» **Provided data**:
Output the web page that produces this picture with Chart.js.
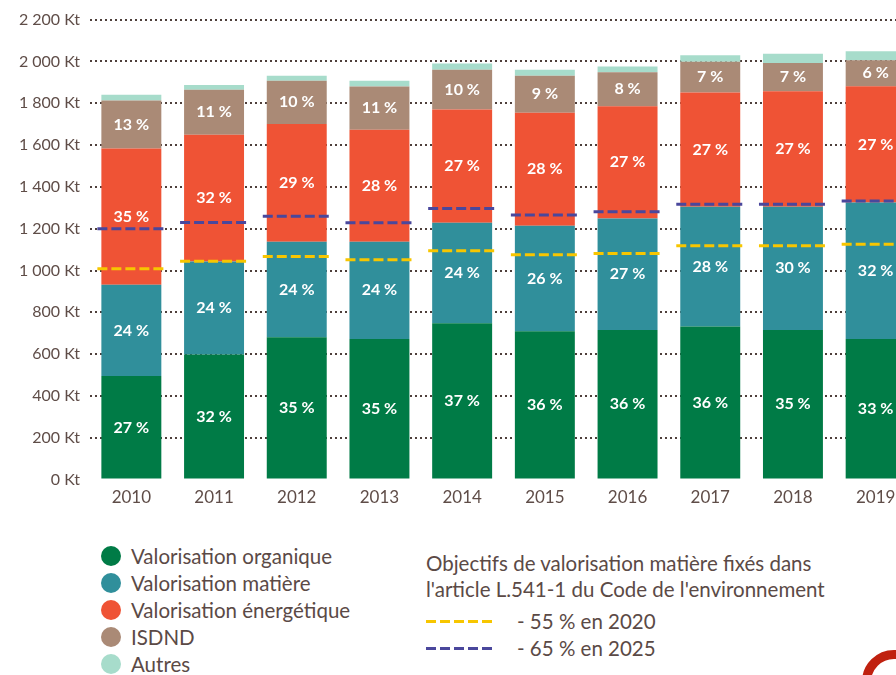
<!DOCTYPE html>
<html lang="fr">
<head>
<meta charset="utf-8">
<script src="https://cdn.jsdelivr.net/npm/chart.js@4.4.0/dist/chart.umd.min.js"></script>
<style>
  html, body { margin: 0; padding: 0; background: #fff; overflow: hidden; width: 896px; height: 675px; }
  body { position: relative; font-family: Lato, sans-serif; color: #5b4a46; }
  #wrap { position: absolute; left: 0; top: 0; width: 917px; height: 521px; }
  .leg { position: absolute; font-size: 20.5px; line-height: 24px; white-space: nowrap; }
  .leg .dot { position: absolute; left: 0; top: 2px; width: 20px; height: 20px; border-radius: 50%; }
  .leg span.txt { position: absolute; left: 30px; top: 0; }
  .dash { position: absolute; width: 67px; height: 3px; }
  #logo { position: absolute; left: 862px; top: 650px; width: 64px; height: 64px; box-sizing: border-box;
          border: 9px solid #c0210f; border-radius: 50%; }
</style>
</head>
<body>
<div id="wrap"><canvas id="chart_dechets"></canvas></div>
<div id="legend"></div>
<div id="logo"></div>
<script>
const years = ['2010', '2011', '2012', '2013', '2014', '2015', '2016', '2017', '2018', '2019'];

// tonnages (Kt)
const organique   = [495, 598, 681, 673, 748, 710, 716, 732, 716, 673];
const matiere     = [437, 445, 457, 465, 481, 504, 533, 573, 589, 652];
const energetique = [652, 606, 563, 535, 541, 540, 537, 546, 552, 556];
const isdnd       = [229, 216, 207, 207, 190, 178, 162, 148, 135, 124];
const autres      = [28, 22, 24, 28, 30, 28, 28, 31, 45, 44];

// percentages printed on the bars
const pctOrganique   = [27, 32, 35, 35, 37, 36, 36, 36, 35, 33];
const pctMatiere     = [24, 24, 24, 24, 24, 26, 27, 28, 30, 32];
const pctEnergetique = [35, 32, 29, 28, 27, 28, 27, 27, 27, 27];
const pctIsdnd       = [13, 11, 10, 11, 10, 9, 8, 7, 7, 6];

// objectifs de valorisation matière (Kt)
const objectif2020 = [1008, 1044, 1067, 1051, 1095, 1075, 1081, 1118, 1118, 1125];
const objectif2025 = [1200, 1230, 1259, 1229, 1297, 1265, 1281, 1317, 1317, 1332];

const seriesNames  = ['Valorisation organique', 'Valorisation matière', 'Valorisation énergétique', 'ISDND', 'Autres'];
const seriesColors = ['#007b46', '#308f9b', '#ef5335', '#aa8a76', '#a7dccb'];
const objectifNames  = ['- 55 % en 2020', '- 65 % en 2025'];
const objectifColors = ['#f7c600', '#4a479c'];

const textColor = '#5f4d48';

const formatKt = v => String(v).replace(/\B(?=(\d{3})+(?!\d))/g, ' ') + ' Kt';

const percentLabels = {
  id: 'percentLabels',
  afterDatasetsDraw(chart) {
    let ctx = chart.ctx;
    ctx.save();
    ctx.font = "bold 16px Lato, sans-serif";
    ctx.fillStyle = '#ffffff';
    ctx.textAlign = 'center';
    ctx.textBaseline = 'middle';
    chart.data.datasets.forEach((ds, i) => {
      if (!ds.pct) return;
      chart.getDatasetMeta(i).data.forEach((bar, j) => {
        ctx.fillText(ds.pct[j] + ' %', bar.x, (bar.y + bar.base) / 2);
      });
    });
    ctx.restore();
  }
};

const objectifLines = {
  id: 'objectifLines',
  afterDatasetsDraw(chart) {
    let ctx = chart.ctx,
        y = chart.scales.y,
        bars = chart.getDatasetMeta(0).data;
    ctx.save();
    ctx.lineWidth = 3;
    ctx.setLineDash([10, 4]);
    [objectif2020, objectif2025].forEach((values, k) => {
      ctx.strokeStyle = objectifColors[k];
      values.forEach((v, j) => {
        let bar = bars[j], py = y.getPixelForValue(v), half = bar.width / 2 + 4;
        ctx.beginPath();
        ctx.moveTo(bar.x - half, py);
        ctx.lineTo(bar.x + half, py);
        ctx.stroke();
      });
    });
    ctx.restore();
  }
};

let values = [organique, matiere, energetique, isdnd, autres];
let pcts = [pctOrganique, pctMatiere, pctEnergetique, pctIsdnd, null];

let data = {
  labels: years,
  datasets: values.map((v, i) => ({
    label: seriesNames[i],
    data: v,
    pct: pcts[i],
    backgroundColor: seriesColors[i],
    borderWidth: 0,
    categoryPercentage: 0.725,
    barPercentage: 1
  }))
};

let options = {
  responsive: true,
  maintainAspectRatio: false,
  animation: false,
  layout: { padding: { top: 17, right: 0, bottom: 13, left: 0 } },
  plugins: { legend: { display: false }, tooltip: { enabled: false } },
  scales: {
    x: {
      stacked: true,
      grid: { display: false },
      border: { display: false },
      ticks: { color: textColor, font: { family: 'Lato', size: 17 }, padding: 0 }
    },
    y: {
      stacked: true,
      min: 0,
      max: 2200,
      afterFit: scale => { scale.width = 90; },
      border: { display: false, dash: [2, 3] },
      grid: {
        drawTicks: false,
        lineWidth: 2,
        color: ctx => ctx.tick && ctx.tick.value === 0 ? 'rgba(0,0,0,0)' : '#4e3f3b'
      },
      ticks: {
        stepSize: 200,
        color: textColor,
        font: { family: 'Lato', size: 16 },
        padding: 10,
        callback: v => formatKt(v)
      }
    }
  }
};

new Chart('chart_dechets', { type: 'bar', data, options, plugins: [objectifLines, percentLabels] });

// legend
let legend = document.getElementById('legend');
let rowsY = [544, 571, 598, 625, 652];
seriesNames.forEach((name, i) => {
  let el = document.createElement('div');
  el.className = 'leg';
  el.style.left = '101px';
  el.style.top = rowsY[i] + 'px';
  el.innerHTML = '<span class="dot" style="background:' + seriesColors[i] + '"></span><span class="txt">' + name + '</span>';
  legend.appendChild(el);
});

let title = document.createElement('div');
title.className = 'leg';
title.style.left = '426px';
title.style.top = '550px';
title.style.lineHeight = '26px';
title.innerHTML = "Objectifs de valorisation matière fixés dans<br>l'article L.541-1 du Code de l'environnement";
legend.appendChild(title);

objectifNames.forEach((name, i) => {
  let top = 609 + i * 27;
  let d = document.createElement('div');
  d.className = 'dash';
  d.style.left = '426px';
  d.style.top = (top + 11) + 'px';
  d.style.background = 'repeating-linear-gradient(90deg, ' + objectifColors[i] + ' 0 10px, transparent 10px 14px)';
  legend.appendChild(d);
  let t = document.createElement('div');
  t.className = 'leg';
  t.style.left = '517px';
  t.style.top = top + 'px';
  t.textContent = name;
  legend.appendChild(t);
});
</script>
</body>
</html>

» **Description of the task**:
All of the lines above should be retyped precisely, apart from the pictures.

» **Finished answer**:
Output the web page that produces this picture with Chart.js.
<!DOCTYPE html>
<html lang="fr">
<head>
<meta charset="utf-8">
<script src="https://cdn.jsdelivr.net/npm/chart.js@4.4.0/dist/chart.umd.min.js"></script>
<style>
  html, body { margin: 0; padding: 0; background: #fff; overflow: hidden; width: 896px; height: 675px; }
  body { position: relative; font-family: Lato, sans-serif; color: #5b4a46; }
  #wrap { position: absolute; left: 0; top: 0; width: 917px; height: 521px; }
  .leg { position: absolute; font-size: 20.5px; line-height: 24px; white-space: nowrap; }
  .leg .dot { position: absolute; left: 0; top: 2px; width: 20px; height: 20px; border-radius: 50%; }
  .leg span.txt { position: absolute; left: 30px; top: 0; }
  .dash { position: absolute; width: 67px; height: 3px; }
  #logo { position: absolute; left: 862px; top: 650px; width: 64px; height: 64px; box-sizing: border-box;
          border: 9px solid #c0210f; border-radius: 50%; }
</style>
</head>
<body>
<div id="wrap"><canvas id="chart_dechets"></canvas></div>
<div id="legend"></div>
<div id="logo"></div>
<script>
const years = ['2010', '2011', '2012', '2013', '2014', '2015', '2016', '2017', '2018', '2019'];

// tonnages (Kt)
const organique   = [495, 598, 681, 673, 748, 710, 716, 732, 716, 673];
const matiere     = [437, 445, 457, 465, 481, 504, 533, 573, 589, 652];
const energetique = [652, 606, 563, 535, 541, 540, 537, 546, 552, 556];
const isdnd       = [229, 216, 207, 207, 190, 178, 162, 148, 135, 124];
const autres      = [28, 22, 24, 28, 30, 28, 28, 31, 45, 44];

// percentages printed on the bars
const pctOrganique   = [27, 32, 35, 35, 37, 36, 36, 36, 35, 33];
const pctMatiere     = [24, 24, 24, 24, 24, 26, 27, 28, 30, 32];
const pctEnergetique = [35, 32, 29, 28, 27, 28, 27, 27, 27, 27];
const pctIsdnd       = [13, 11, 10, 11, 10, 9, 8, 7, 7, 6];

// objectifs de valorisation matière (Kt)
const objectif2020 = [1008, 1044, 1067, 1051, 1095, 1075, 1081, 1118, 1118, 1125];
const objectif2025 = [1200, 1230, 1259, 1229, 1297, 1265, 1281, 1317, 1317, 1332];

const seriesNames  = ['Valorisation organique', 'Valorisation matière', 'Valorisation énergétique', 'ISDND', 'Autres'];
const seriesColors = ['#007b46', '#308f9b', '#ef5335', '#aa8a76', '#a7dccb'];
const objectifNames  = ['- 55 % en 2020', '- 65 % en 2025'];
const objectifColors = ['#f7c600', '#4a479c'];

const textColor = '#5f4d48';

const formatKt = v => String(v).replace(/\B(?=(\d{3})+(?!\d))/g, ' ') + ' Kt';

const percentLabels = {
  id: 'percentLabels',
  afterDatasetsDraw(chart) {
    let ctx = chart.ctx;
    ctx.save();
    ctx.font = "bold 16px Lato, sans-serif";
    ctx.fillStyle = '#ffffff';
    ctx.textAlign = 'center';
    ctx.textBaseline = 'middle';
    chart.data.datasets.forEach((ds, i) => {
      if (!ds.pct) return;
      chart.getDatasetMeta(i).data.forEach((bar, j) => {
        ctx.fillText(ds.pct[j] + ' %', bar.x, (bar.y + bar.base) / 2);
      });
    });
    ctx.restore();
  }
};

const objectifLines = {
  id: 'objectifLines',
  afterDatasetsDraw(chart) {
    let ctx = chart.ctx,
        y = chart.scales.y,
        bars = chart.getDatasetMeta(0).data;
    ctx.save();
    ctx.lineWidth = 3;
    ctx.setLineDash([10, 4]);
    [objectif2020, objectif2025].forEach((values, k) => {
      ctx.strokeStyle = objectifColors[k];
      values.forEach((v, j) => {
        let bar = bars[j], py = y.getPixelForValue(v), half = bar.width / 2 + 4;
        ctx.beginPath();
        ctx.moveTo(bar.x - half, py);
        ctx.lineTo(bar.x + half, py);
        ctx.stroke();
      });
    });
    ctx.restore();
  }
};

let values = [organique, matiere, energetique, isdnd, autres];
let pcts = [pctOrganique, pctMatiere, pctEnergetique, pctIsdnd, null];

let data = {
  labels: years,
  datasets: values.map((v, i) => ({
    label: seriesNames[i],
    data: v,
    pct: pcts[i],
    backgroundColor: seriesColors[i],
    borderWidth: 0,
    categoryPercentage: 0.725,
    barPercentage: 1
  }))
};

let options = {
  responsive: true,
  maintainAspectRatio: false,
  animation: false,
  layout: { padding: { top: 17, right: 0, bottom: 13, left: 0 } },
  plugins: { legend: { display: false }, tooltip: { enabled: false } },
  scales: {
    x: {
      stacked: true,
      grid: { display: false },
      border: { display: false },
      ticks: { color: textColor, font: { family: 'Lato', size: 17 }, padding: 0 }
    },
    y: {
      stacked: true,
      min: 0,
      max: 2200,
      afterFit: scale => { scale.width = 90; },
      border: { display: false, dash: [2, 3] },
      grid: {
        drawTicks: false,
        lineWidth: 2,
        color: ctx => ctx.tick && ctx.tick.value === 0 ? 'rgba(0,0,0,0)' : '#4e3f3b'
      },
      ticks: {
        stepSize: 200,
        color: textColor,
        font: { family: 'Lato', size: 16 },
        padding: 10,
        callback: v => formatKt(v)
      }
    }
  }
};

new Chart('chart_dechets', { type: 'bar', data, options, plugins: [objectifLines, percentLabels] });

// legend
let legend = document.getElementById('legend');
let rowsY = [544, 571, 598, 625, 652];
seriesNames.forEach((name, i) => {
  let el = document.createElement('div');
  el.className = 'leg';
  el.style.left = '101px';
  el.style.top = rowsY[i] + 'px';
  el.innerHTML = '<span class="dot" style="background:' + seriesColors[i] + '"></span><span class="txt">' + name + '</span>';
  legend.appendChild(el);
});

let title = document.createElement('div');
title.className = 'leg';
title.style.left = '426px';
title.style.top = '550px';
title.style.lineHeight = '26px';
title.innerHTML = "Objectifs de valorisation matière fixés dans<br>l'article L.541-1 du Code de l'environnement";
legend.appendChild(title);

objectifNames.forEach((name, i) => {
  let top = 609 + i * 27;
  let d = document.createElement('div');
  d.className = 'dash';
  d.style.left = '426px';
  d.style.top = (top + 11) + 'px';
  d.style.background = 'repeating-linear-gradient(90deg, ' + objectifColors[i] + ' 0 10px, transparent 10px 14px)';
  legend.appendChild(d);
  let t = document.createElement('div');
  t.className = 'leg';
  t.style.left = '517px';
  t.style.top = top + 'px';
  t.textContent = name;
  legend.appendChild(t);
});
</script>
</body>
</html>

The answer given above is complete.